EV drivers who live in apartment buildings have a pretty hard time recharging their battery-powered cars because a lot of residential buildings don’t have any sort of charging infrastructure available. Electrify America wants to change that by opening the first so-called flagship indoor charging station in San Francisco.

Think of it like a fancy gas station, but because there are no nasty fumes, everything is inside, including the cars. Electrify America says that the San Francisco facility has round-the-clock monitoring and security and that customers will have access to the chargers and lounge 24/7.

Electrify America, which is owned by the Volkswagen Group, already has two outdoor flagship charging stations in the United States–one in Baker and one in Santa Clara, California–each offering at least ten hyper-fast chargers.

The San Francisco indoor station is just two blocks away from the Bay Bridge, so it’s a solid choice for EV drivers who are in the South Market (SoMa) neighborhood–either living there in apartment buildings or simply passing through.

“We’re committed to making EVs accessible to all, particularly in dense urban areas like San Francisco,” said Robert Barrosa, president and CEO of Electrify America. “Our expertise in building over 250 stations in California and more than 900 in North America uniquely positions us to bring high-quality charging infrastructure directly into communities where people live and work and support EV adoption across the state.”

A similar approach to EV charging was implemented by Mercedes-Benz, which has some charging hubs scattered across the country, each capable of delivering up to 400 kW of power to each connected car, as well as offering an indoor lounge where customers can more comfortably wait for their EV to top-up.
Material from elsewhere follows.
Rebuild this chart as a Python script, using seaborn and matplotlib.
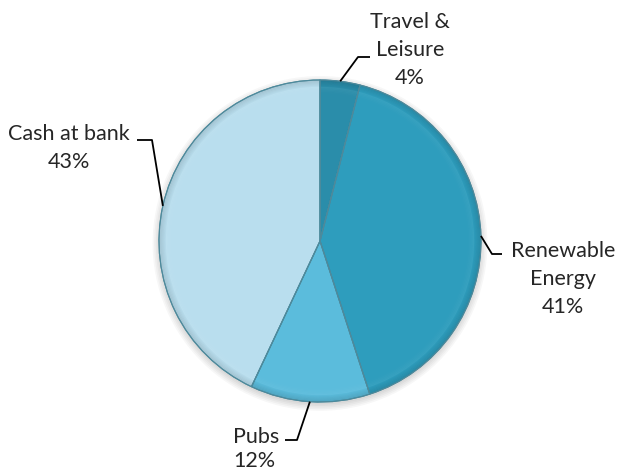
import numpy as np
import matplotlib
matplotlib.use("Agg")
import matplotlib.pyplot as plt
from matplotlib.patches import Wedge, Circle
import seaborn as sns

sns.set_theme(style="white")
plt.rcParams["font.family"] = ["Lato", "DejaVu Sans"]

# Portfolio allocation
labels = ["Travel &\nLeisure", "Renewable\nEnergy", "Pubs", "Cash at bank"]
values = [4, 41, 12, 43]
colors = ["#2a8daa", "#2e9dbd", "#5bbcdc", "#b9deee"]

W, H, DPI = 624, 471, 100
CX, CY, R = 320, 241, 161  # pie centre and radius in pixels


def px(x, y):
    """Pixel position (from top-left) to data coordinates."""
    return (x - CX) / R, (CY - y) / R


fig = plt.figure(figsize=(W / DPI, H / DPI), dpi=DPI)
ax = fig.add_axes([0, 0, 1, 1])

# soft drop shadow under the pie
for i in range(5):
    ax.add_patch(Circle((0.0, -0.015), 1.0 + 0.01 * i, color="black",
                        alpha=0.03, lw=0, zorder=0))

wedges, _ = ax.pie(values, colors=colors, startangle=90, counterclock=False,
                   radius=1, center=(0, 0),
                   wedgeprops=dict(edgecolor="#4d8a9c", linewidth=0.8))

# bevel: dark rim fading inward, then a faint lighter band inside it
for w, c in zip(wedges, colors):
    base = np.array(matplotlib.colors.to_rgb(c))
    dark = base * 0.75
    light = np.clip(base + (1 - base) * 0.2, 0, 1)
    steps = 6
    for k in range(steps):
        r_out = 1.0 - k * 0.007
        a = 0.5 * (1 - k / steps)
        ax.add_patch(Wedge((0, 0), r_out, w.theta1, w.theta2, width=0.007,
                           facecolor=dark, alpha=a, lw=0, zorder=3))
    for k in range(5):
        r_out = 0.958 - k * 0.008
        a = 0.22 * (1 - k / 5)
        ax.add_patch(Wedge((0, 0), r_out, w.theta1, w.theta2, width=0.008,
                           facecolor=light, alpha=a, lw=0, zorder=3))
    # outline on top
    ax.add_patch(Wedge((0, 0), 1.0, w.theta1, w.theta2, fill=False,
                       edgecolor="#4d8a9c", lw=0.8, zorder=4))

ax.set_xlim(px(0, 0)[0], px(W, 0)[0])
ax.set_ylim(px(0, H)[1], px(0, 0)[1])
ax.set_aspect("auto")
ax.axis("off")

# leader lines: from slice mid-edge to an elbow, then horizontal
leaders = [
    # (elbow pixel, end pixel, text pixel, alignment, line spacing)
    ((358, 57), (370, 57), (410, 50), "center", 1.5),
    ((492, 254), (502, 254), (563, 279), "center", 1.5),
    ((297, 440), (285, 440), (233, 449), "left", 1.3),
    ((152, 140), (137, 140), (69, 148), "center", 1.5),
]
pct = [f"{v}%" for v in values]
for w, lab, p, (elbow, end, tpos, ha, ls) in zip(wedges, labels, pct, leaders):
    mid = np.deg2rad((w.theta1 + w.theta2) / 2)
    x0, y0 = np.cos(mid), np.sin(mid)
    ex, ey = px(*elbow)
    nx, ny = px(*end)
    ax.plot([x0, ex, nx], [y0, ey, ny], color="black", lw=1.3,
            solid_capstyle="butt", zorder=5)
    tx, ty = px(*tpos)
    ax.text(tx, ty, f"{lab}\n{p}", ha=ha, va="center", fontsize=15.5,
            color="#262626", linespacing=ls, multialignment=ha)

fig.savefig("out.png", dpi=DPI)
Last year, EA pledged to upgrade 600 DC fast chargers across 130 cities in California as part of its so-called “Cycle 4” regional investment plan that will see roughly $172 million spent on updating, maintaining, and expanding the company’s network of fast chargers in The Golden State.

More recently, the VW Group-owned operator updated its smartphone app, making it easier for customers to see which chargers are offline.